Seorang Ibu adalah pemimpin dan ia akan dimintai pertanggung jawaban atas
kepemimpinannya. Seorang pembantu adalah pemimpin dan ia dimintai pertanggung
jawabannya dalam mengurus harta dan kekayaan taunnya. Seorang anak adalah
pemimpin dan ia dimintai pertanggung jawaban atas kepemimpinannya dalam menjaga
harta benda ayahnya. Kamu sekalian adalah pemimpin dan akan dimintai
pertanggung jawaban atas kepemimpinannya. (H.R. Ahmadi).
Dari hadis diatas dapat disimpulkan
bahwa selama manusia masih merupakan makhluk sosial, mereka selalu ingin hidup
bersama dalam masyarakat, maka setiap orang akan dituntut untuk mengambil
perannya sebagai seorang pemimpin di masyarakatnya masing-masing baik dalam
masyarakat yang primitif maupun modern.
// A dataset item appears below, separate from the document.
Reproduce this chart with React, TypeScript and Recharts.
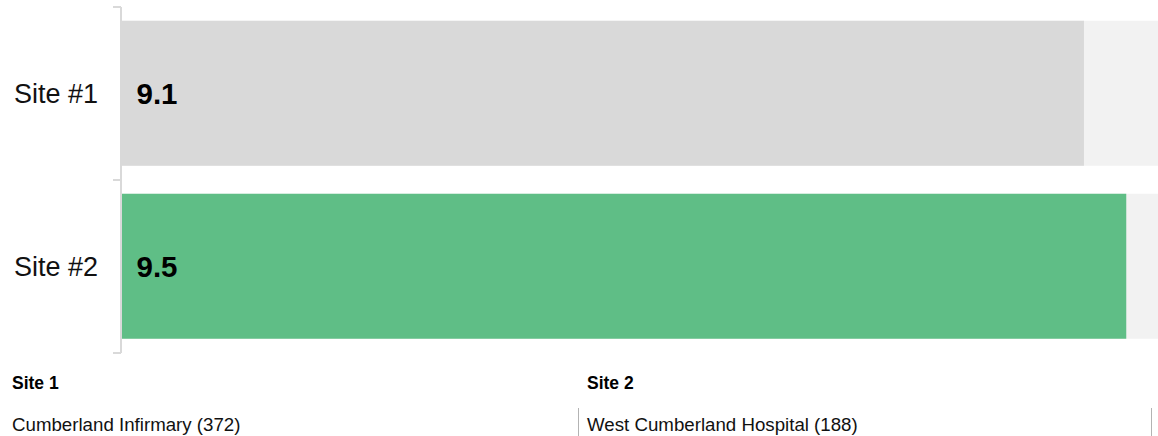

Masing-masing individu harus
mempertanggung jawabkan apa yang telah dilakukannya, baik sebagai pemimpin
resmi yang diangkat oleh kelompoknya maupun pemimpin alami, seperti dalam
keluarga.
Menurut Hafidhuddin dan Hendri
(2003: 199-194) ada beberapa istilah yang merujuk pada pengertian pemimpin,
yaitu: pertama, umara yang sering juga disebut dengan ulul amri. Kedua,
pemimpin yang disebut khadimul ummah (pelayan umat). Selain kata yang
telah disebutkan sebelumnya ada istilah lain yang sering digunakan, seperti: amir,
khalifah, sultan, dan bahkan imam.
Setelah menelusuri Al-Qur’an dan
Hadis dapat diperhatikan bahwa ada empat sifat yang harus dipeuhi oleh
seseorang pemimpin dirujuk kepada kepemimpinanpara nabi yang pada hakikatnya
adalah pemimpin umatnya. Adapun empat sifat tersebut adalah sebagai berikut:
a.
Ash-Shidq
Ash-Shidq, yaitu kebenaran dan kesungguhan dalam bersikap, berucap,
dalam kepemimpinan berjuang melaksanakan tugasnya sebagai seorang pemimpin.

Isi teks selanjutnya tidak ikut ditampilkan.